(DATA):

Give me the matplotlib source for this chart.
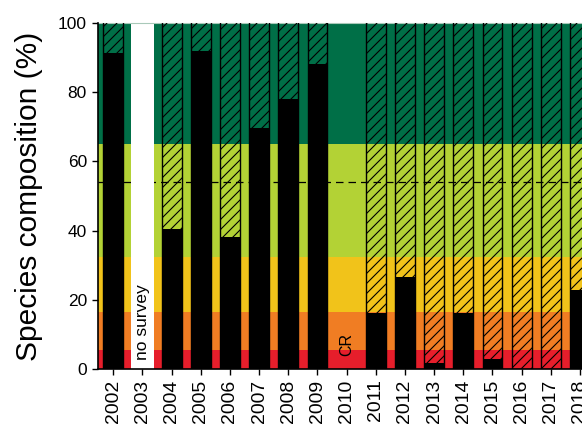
import numpy as np
import matplotlib
matplotlib.use("Agg")
import matplotlib.pyplot as plt

# dpi 120 so the hatch spacing (hatch tile = dpi px) matches the reference
DPI = 120
k = 100 / DPI  # keeps sizes in pixels as tuned at dpi 100

plt.rcParams['font.family'] = ['Liberation Sans', 'DejaVu Sans']
plt.rcParams['hatch.linewidth'] = 0.8 * k
plt.rcParams['hatch.color'] = 'black'

# data
years = list(range(2002, 2019))
values = [91.4, np.nan, 40.4, 91.9, 38.1, 69.7, 77.9, 88.1, np.nan,
          16.3, 26.5, 1.6, 16.3, 3.0, 0.0, 0.0, 22.8]
status = ['ok', 'no survey', 'ok', 'ok', 'ok', 'ok', 'ok', 'ok', 'CR',
          'ok', 'ok', 'ok', 'ok', 'ok', 'ok', 'ok', 'ok']

band_edges = [0, 5.5, 16.5, 32.5, 65, 100]
band_colors = ['#e61e2b', '#f07d23', '#f1c31a', '#b3d235', '#006f47']
threshold = 54

fig = plt.figure(figsize=(582 / DPI, 432 / DPI), dpi=DPI)
ax = fig.add_axes([98 / 582, 1 - 369 / 432, 484 / 582, 346 / 432])

# coloured status bands
for lo, hi, c in zip(band_edges[:-1], band_edges[1:], band_colors):
    ax.axhspan(lo, hi, color=c, lw=0, zorder=0)

ax.axhline(threshold, color='black', lw=0.9 * k, ls=(0, (6, 4)), zorder=1)

for yr, v, st in zip(years, values, status):
    if st == 'no survey':
        ax.bar(yr, 100, width=0.76, color='white', lw=0, zorder=2)
        ax.text(yr, 2.5, 'no survey', rotation=90, ha='center', va='bottom',
                fontsize=12.5 * k, color='black', zorder=5)
    elif st == 'CR':
        ax.text(yr, 7, 'CR', rotation=90, ha='center', va='center',
                fontsize=11.5 * k, color='black', zorder=5)
    else:
        ax.bar(yr, 103, width=0.68, fill=False, hatch='////',
               edgecolor='black', lw=1.0 * k, zorder=3)
        ax.bar(yr, v, width=0.68, color='black', lw=0, zorder=4)

ax.set_xlim(2001.475, 2018.07)
ax.set_ylim(0, 100)
ax.set_xticks(years)
ax.set_xticklabels([str(y) for y in years], rotation=90, fontsize=14 * k)
ax.set_yticks(range(0, 101, 20))
ax.tick_params(axis='y', labelsize=12.5 * k, length=4.5 * k, width=1.0 * k,
               pad=3.5 * k, direction='out')
ax.tick_params(axis='x', length=4.5 * k, width=1.0 * k, direction='out', pad=3 * k)

ax.set_ylabel('Species composition (%)', fontsize=21.5 * k)
ax.yaxis.set_label_coords(-0.113, 0.5)

for s in ['left', 'bottom']:
    ax.spines[s].set_linewidth(1.2 * k)
    ax.spines[s].set_zorder(6)
ax.spines['right'].set_visible(False)
ax.spines['top'].set_color('#a9c9b9')
ax.spines['top'].set_linewidth(0.8 * k)

fig.savefig('out.png', dpi=DPI)
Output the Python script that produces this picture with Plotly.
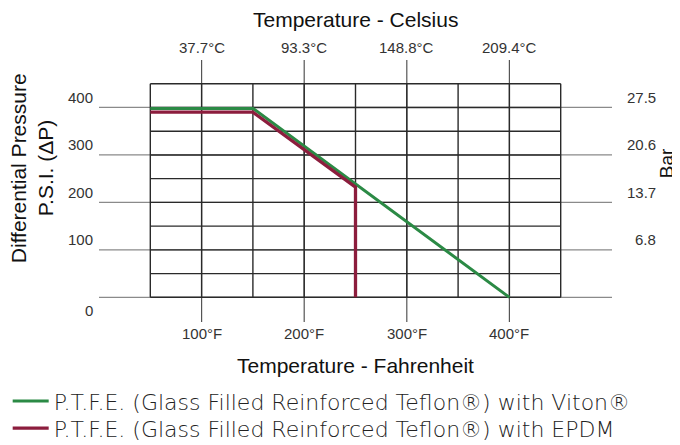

(THE EXERCISE): Starting at the first line of the records above, set down each line exactly through the one that holds "k = 100 / DPI". Omit pictures.

(FINAL ANSWER):
Give me the matplotlib source for this chart.
import numpy as np
import matplotlib
matplotlib.use("Agg")
import matplotlib.pyplot as plt

# dpi 120 so the hatch spacing (hatch tile = dpi px) matches the reference
DPI = 120
k = 100 / DPI  # keeps sizes in pixels as tuned at dpi 100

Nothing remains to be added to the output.